RCSC implements pre-birth maternity leave and can carry over annual leave

Dechen Dolkar

The Ministry of Finance announced on November 14 that the Cabinet approved an extension of the pension vesting period from 20 to 23 years on October 31, 2024.

The new eligibility rule for lump-sum pension withdrawal applies only to civil servants who have not joined the pension scheme and have not completed 20 years of service as of November 1, 2024.

The revision will not apply to members who have already entered the existing pension scheme and completed 20 years of active service as of November 1, 2024.

The Royal Civil Service Commission had submitted a proposal to the Cabinet in August this year, recommending an extension of the service period required for lump-sum pension withdrawal from 20 years to 23 years.

With this extension, civil servants who have not completed 20 years of active service by the effective date will now need to serve an additional four years to qualify for a lump-sum pension withdrawal.

Previously, civil servants could withdraw their pension in a lump sum before reaching 20 years of active service. After 20 years, they were automatically enrolled in the pension scheme and received monthly payments from their provident fund after retirement.

The Chief Executive Officer of NPPF, Dorji Penjor, said that the extension was mainly due to a large number of civil servants resigning, with many feeling that the pension scheme was not attractive.

He said that, in the short term, this change could benefit both civil servants, by encouraging them to serve for a few more years, and the NPPF, by allowing it to accumulate pension funds for a few additional years due to reduced immediate cash outflow.

He added that, in the long run, the extension would have both positive and negative effects on the fund. However, it may not necessarily encourage more people to opt for the pension scheme, which is the ultimate goal of the NPPF.

Records from the NPPF indicate that from 2022 to August 2024, more than 7,500 members resigned, resulting in a total payout of Nu 5.15 billion in refunds. Among these, 553 members resigned after serving between 19 and 20 years, to whom Nu 805.24 million was refunded.

As of now, 635 civil servant members have served between 19 and 20 years, with an accumulated provident fund and pension balance of Nu 968 million.
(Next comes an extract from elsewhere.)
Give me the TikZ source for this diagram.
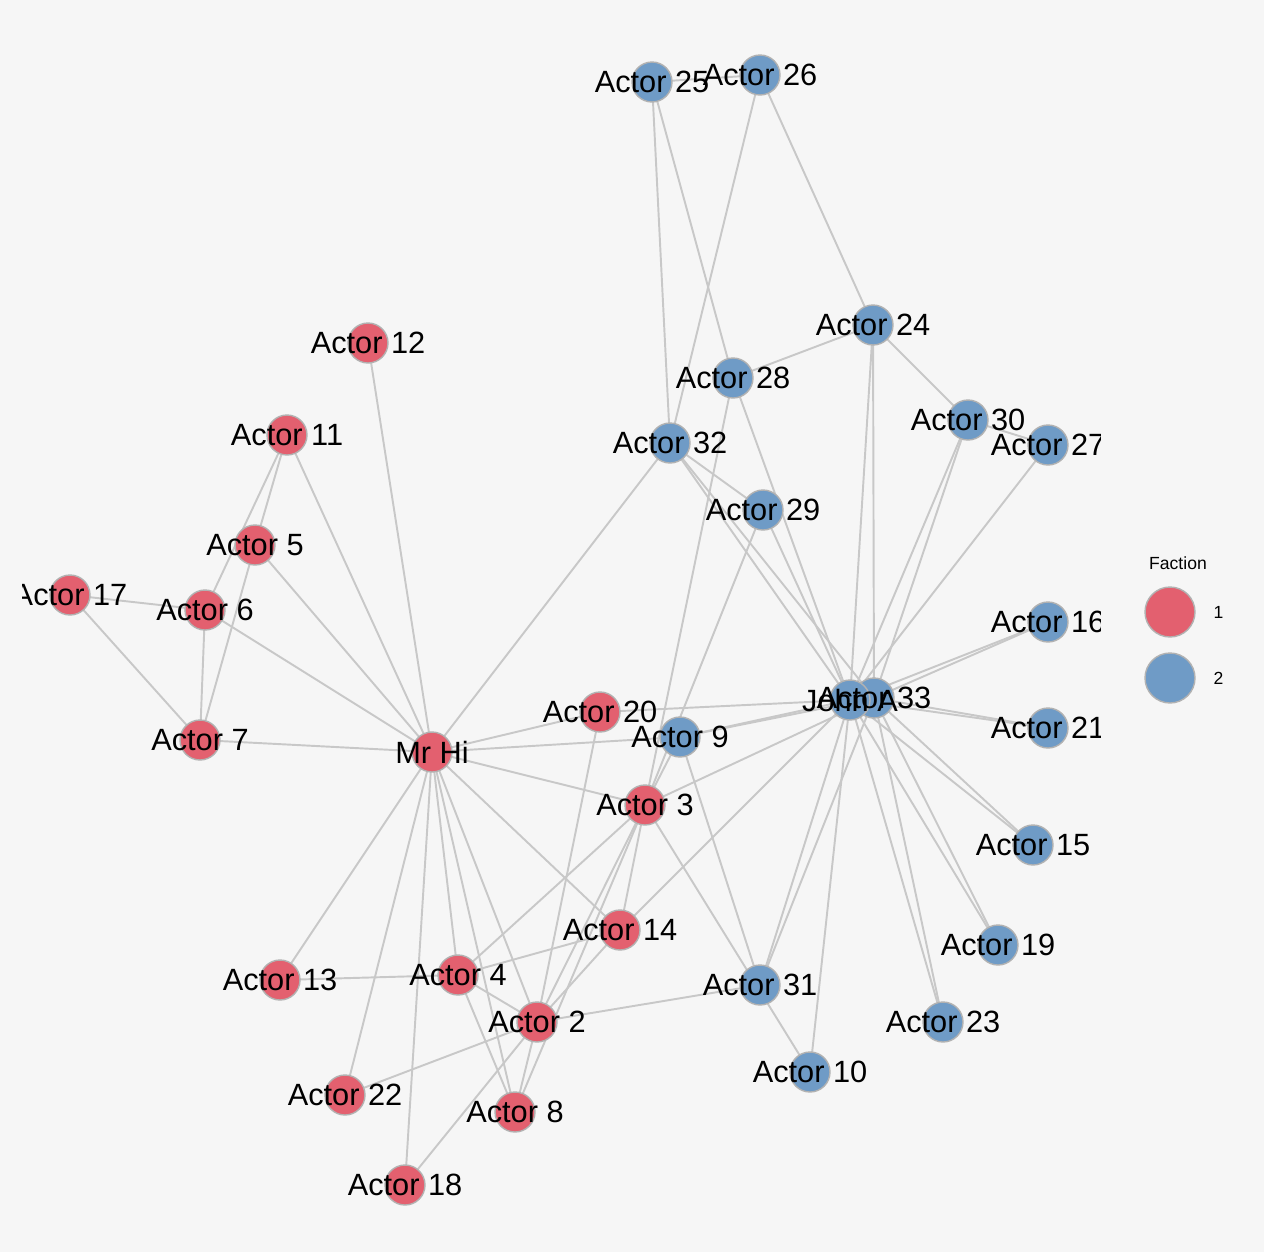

The monthly contribution amounts to over Nu 400 million

RCSC implements new leave policies for civil servants

Meanwhile, the Royal Civil Service Commission (RCSC) has amended the Bhutan Civil Service Rules 2023 to support the well-being of women during childbirth and provide greater flexibility in the utilisation of annual or casual leave for civil servants.

At its 23rd Commission meeting on November 5, a decision was made to grant civil service expectant mothers 14 days of pre-birth maternity leave. This new provision enables them to prepare for childbirth without using their standard maternity leave, supporting maternal and child health by reducing pre-delivery stress.

Additionally, it was decided that civil servants can now carry over unused leave into the following year, up to a maximum of 30 days as leave reserves. However, this leave reserve cannot be encashed. This revision aims to provide civil servants with more flexibility, allowing them to save leave for unexpected circumstances.

Civil servants can now carry over up to 30 days of unused leave into the following year as a leave reserve, though this reserve cannot be cashed out. This change offers greater flexibility, allowing them to save leave for unexpected situations.